§ **What this task involves**: Gather every line below where "chart" appears.

§ **Data provided**:
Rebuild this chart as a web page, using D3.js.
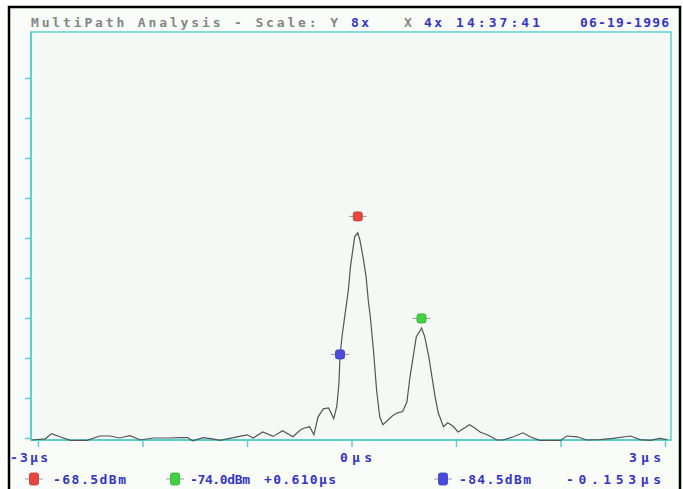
<!DOCTYPE html>
<html>
<head>
<meta charset="utf-8">
<style>
  body { margin: 0; background: #ffffff; }
  svg text { font-family: "DejaVu Sans Mono", "Liberation Mono", monospace; font-weight: bold; }
</style>
</head>
<body>
<div id="chart"></div>
<script src="https://d3js.org/d3.v7.min.js"></script>
<script>
// trace: time in µs, amplitude in vertical divisions
var traceTime = [-3.06, -2.93, -2.87, -2.79, -2.69, -2.53, -2.41, -2.31, -2.22, -2.12, -2.02, -1.90, -1.74, -1.64, -1.57, -1.52,
  -1.42, -1.33, -1.26, -1.13, -1.00, -0.94, -0.85, -0.75, -0.66, -0.56, -0.49, -0.45, -0.40, -0.36, -0.32, -0.27, -0.22,
  -0.20, -0.17, -0.14, -0.12, -0.11, -0.09, -0.06, -0.03, -0.01, 0.03, 0.06, 0.08, 0.11, 0.14, 0.16, 0.18, 0.21, 0.24,
  0.27, 0.30, 0.35, 0.39, 0.44, 0.49, 0.53, 0.56, 0.59, 0.62, 0.66, 0.67, 0.70, 0.74, 0.77, 0.80, 0.83, 0.88, 0.92, 0.97,
  1.02, 1.08, 1.13, 1.18, 1.23, 1.30, 1.39, 1.45, 1.55, 1.64, 1.71, 1.80, 2.00, 2.06, 2.16, 2.25, 2.38, 2.50, 2.67, 2.76,
  2.86, 2.95, 3.02];
var traceAmp = [0, 0.03, 0.16, 0.08, -0.01, -0.01, 0.10, 0.10, 0.05, 0.11, 0, 0.05, 0.05, 0.06, 0.06, -0.02,
  0.06, 0.03, -0.01, 0.06, 0.13, 0.05, 0.20, 0.09, 0.23, 0.08, 0.25, 0.30, 0.33, 0.13, 0.58, 0.78, 0.80,
  0.70, 0.53, 0.85, 1.43, 2.10, 2.60, 3.18, 3.75, 4.33, 5.08, 5.18, 5.00, 4.58, 4.08, 3.50, 3.08, 2.25, 1.25,
  0.58, 0.38, 0.50, 0.60, 0.68, 0.71, 0.95, 1.58, 2.08, 2.58, 2.75, 2.80, 2.59, 2.08, 1.58, 1.08, 0.68, 0.33, 0.43, 0.35,
  0.20, 0.30, 0.38, 0.30, 0.20, 0.13, 0, 0, 0.08, 0.18, 0.08, -0.01, -0.01, 0.10, 0.08, 0, 0.01, 0.04, 0.10, 0.01,
  -0.01, 0.04, 0.01];

var markerColors = ["#e8453c", "#3fd43f", "#4a4ae0"];
var markerTime = [0.06, 0.67, -0.11];
var markerAmp = [5.59, 3.04, 2.14];

var xTicks = [-3, -2, -1, 0, 1, 2, 3];
var yTicks = [0, 1, 2, 3, 4, 5, 6, 7, 8, 9];
var xLabels = ["-3µs", "0µs", "3µs"];
var readouts = ["-68.5dBm", "-74.0dBm", "+0.610µs", "-84.5dBm", "-0.153µs"];

var width = 683, height = 489;
var plotLeft = 31, plotRight = 671, plotTop = 32, plotBottom = 440;
var blue = "#3535c8", grey = "#858585", cyan = "#5ccfcf";

var svg = d3.select("#chart").append("svg")
  .attr("width", width)
  .attr("height", height);

// background + frame
svg.append("rect").attr("x", 0).attr("y", 0).attr("width", width).attr("height", height).attr("fill", "#ffffff");
svg.append("rect").attr("x", 9).attr("y", 7).attr("width", 671).attr("height", 482).attr("fill", "#fafcfa");
svg.append("path")
  .attr("d", "M9,489 V7 H680 V489")
  .attr("fill", "none")
  .attr("stroke", "#000")
  .attr("stroke-width", 2.5);

var x = d3.scaleLinear().domain([-3, 3]).range([38, 665]);
var y = d3.scaleLinear().domain([0, 10]).range([plotBottom, 40]);

svg.append("rect")
  .attr("x", plotLeft).attr("y", plotTop)
  .attr("width", plotRight - plotLeft).attr("height", plotBottom - plotTop)
  .attr("fill", "#f4f9f5")
  .attr("stroke", cyan)
  .attr("stroke-width", 1.5);

// axes
var yAxis = svg.append("g")
  .attr("transform", "translate(" + plotLeft + ",-2)")
  .call(d3.axisLeft(y).tickValues(yTicks).tickSize(6).tickFormat(""));
var xAxis = svg.append("g")
  .attr("transform", "translate(0," + plotBottom + ")")
  .call(d3.axisBottom(x).tickValues(xTicks).tickSize(7).tickFormat(""));
[yAxis, xAxis].forEach(function(a) {
  a.select(".domain").remove();
  a.selectAll(".tick line").attr("stroke", cyan).attr("stroke-width", 1.5);
});
svg.append("line")
  .attr("x1", plotLeft).attr("x2", plotRight)
  .attr("y1", plotBottom).attr("y2", plotBottom)
  .attr("stroke", cyan).attr("stroke-width", 2);
svg.append("line")
  .attr("x1", plotLeft).attr("x2", plotLeft)
  .attr("y1", plotTop).attr("y2", plotBottom)
  .attr("stroke", cyan).attr("stroke-width", 2);

// trace
var pts = traceTime.map(function(t, i) { return [t, traceAmp[i]]; });
var line = d3.line()
  .x(function(d) { return x(d[0]); })
  .y(function(d) { return y(d[1]); });
svg.append("path")
  .datum(pts)
  .attr("d", line)
  .attr("fill", "none")
  .attr("stroke", "#555")
  .attr("stroke-width", 1.2);

function drawMarker(cx, cy, color, w, h) {
  var g = svg.append("g").attr("transform", "translate(" + cx + "," + cy + ")");
  g.append("line").attr("x1", -9).attr("x2", 9).attr("y1", 0).attr("y2", 0)
    .attr("stroke", "#999").attr("stroke-width", 1);
  g.append("rect")
    .attr("x", -w / 2).attr("y", -h / 2).attr("width", w).attr("height", h)
    .attr("rx", 2)
    .attr("fill", color)
    .attr("stroke", d3.color(color).darker(0.6))
    .attr("stroke-width", 0.8);
}

markerTime.forEach(function(t, i) {
  drawMarker(x(t), y(markerAmp[i]), markerColors[i], 9, 9);
});

// title line
function label(txt, xPos, yPos, color, len, anchor) {
  var t = svg.append("text")
    .attr("x", xPos).attr("y", yPos)
    .attr("font-size", "13px")
    .attr("fill", color)
    .attr("text-anchor", anchor || "start")
    .text(txt);
  if (len) t.attr("textLength", len).attr("lengthAdjust", "spacing");
  return t;
}
label("MultiPath Analysis - Scale: Y", 31, 27, grey, 307);
label("8x", 351, 27, blue, 18);
label("X", 404, 27, grey);
label("4x", 424, 27, blue, 18);
label("14:37:41", 456, 27, blue, 84);
label("06-19-1996", 580, 27, blue, 89);

// x labels
label(xLabels[0], 10, 462, blue, 38);
label(xLabels[1], 340, 462, blue, 32);
label(xLabels[2], 629, 462, blue, 32);

// readouts
drawMarker(34, 479, markerColors[0], 9, 12);
label(readouts[0], 53, 484, blue, 73);
drawMarker(175, 479, markerColors[1], 9, 12);
label(readouts[1], 190, 484, blue, 60);
label(readouts[2], 264, 484, blue, 72);
drawMarker(443, 479, markerColors[2], 9, 12);
label(readouts[3], 459, 484, blue, 72);
label(readouts[4], 566, 484, blue, 95);
</script>
</body>
</html>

§ **Answer to this problem**:
Rebuild this chart as a web page, using D3.js.
<div id="chart"></div>
var svg = d3.select("#chart").append("svg")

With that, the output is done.